The last line is terrifying and I’m still not sure why after having read it through a few times. Is it because even in a secular society such as ours the church has resonance as a place of sanctuary and now we are ‘outside cold churches where no one goes’.  Yet  ‘in cold churches’ the ‘priests never say’ and while I know the dangers of attempting to interpret poems in a ‘literal’ manner the desire to attempt an interpretation with these pieces by John Murphy is almost overwhelming.”

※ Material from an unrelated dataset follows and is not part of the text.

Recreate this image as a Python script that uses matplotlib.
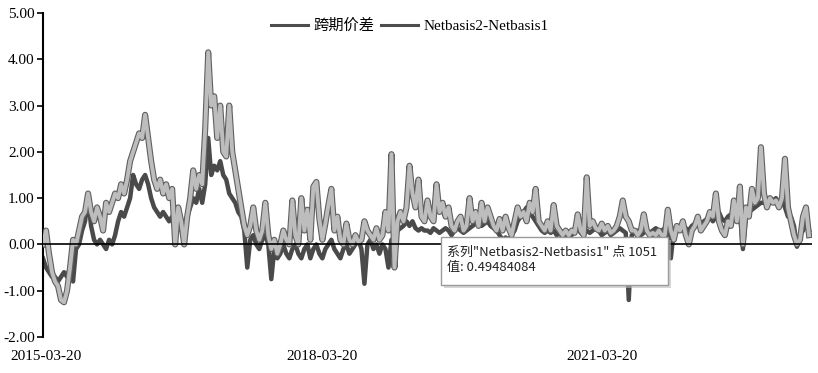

Michael Angelo Tata, from the review in Rain taxi magazine

“…. A kerfuffle breaks out: the suddenly liberated students of Saint Cassian are busy dismembering him, disarticulating bone from limb as they mark his skin with the heated styli that a week earlier they had used to trace out the alphabet under threat of corporal punishment. Such is my reading of Zeppelin Vending Machine Manifesto, the Irish poet John Murphy’s new collection from Salmon Poetry. Anything that makes me hallucinate is something I adore, and Murphy’s writing is the perfect catalyst for such a hypnagogic journey. Sometimes, a bratty Gertrude Stein baby babbles nonce syllables for an audience of possessed puppets, while other times there is the shocking realization that an integer can have an irrational root, and one gets lost without being able to contact Stephen Hawking for help: “The bodies warm in the buzzing air, / the muffled psalms of flies, earth / and flesh masticated by the word, / the breathless fire of the human surd” (“As If These Lands Were Ours”). He’s with Marianne Moore now, which is not entirely inappropriate, given Murphy’s queer status as Naturalist, one transfixed by the names and labels that fix and order life, though the inert magic of “a sliver of light / cutting in from the railway lamps outside / a bottle of Hennessey on the television” (“What it meant”) might sidetrack him entirely. Murphy is more than Linnaeus, though. His poetry sings with the music of planetary spheres within an experimental landscape that typically does not permit such lyric excesses.”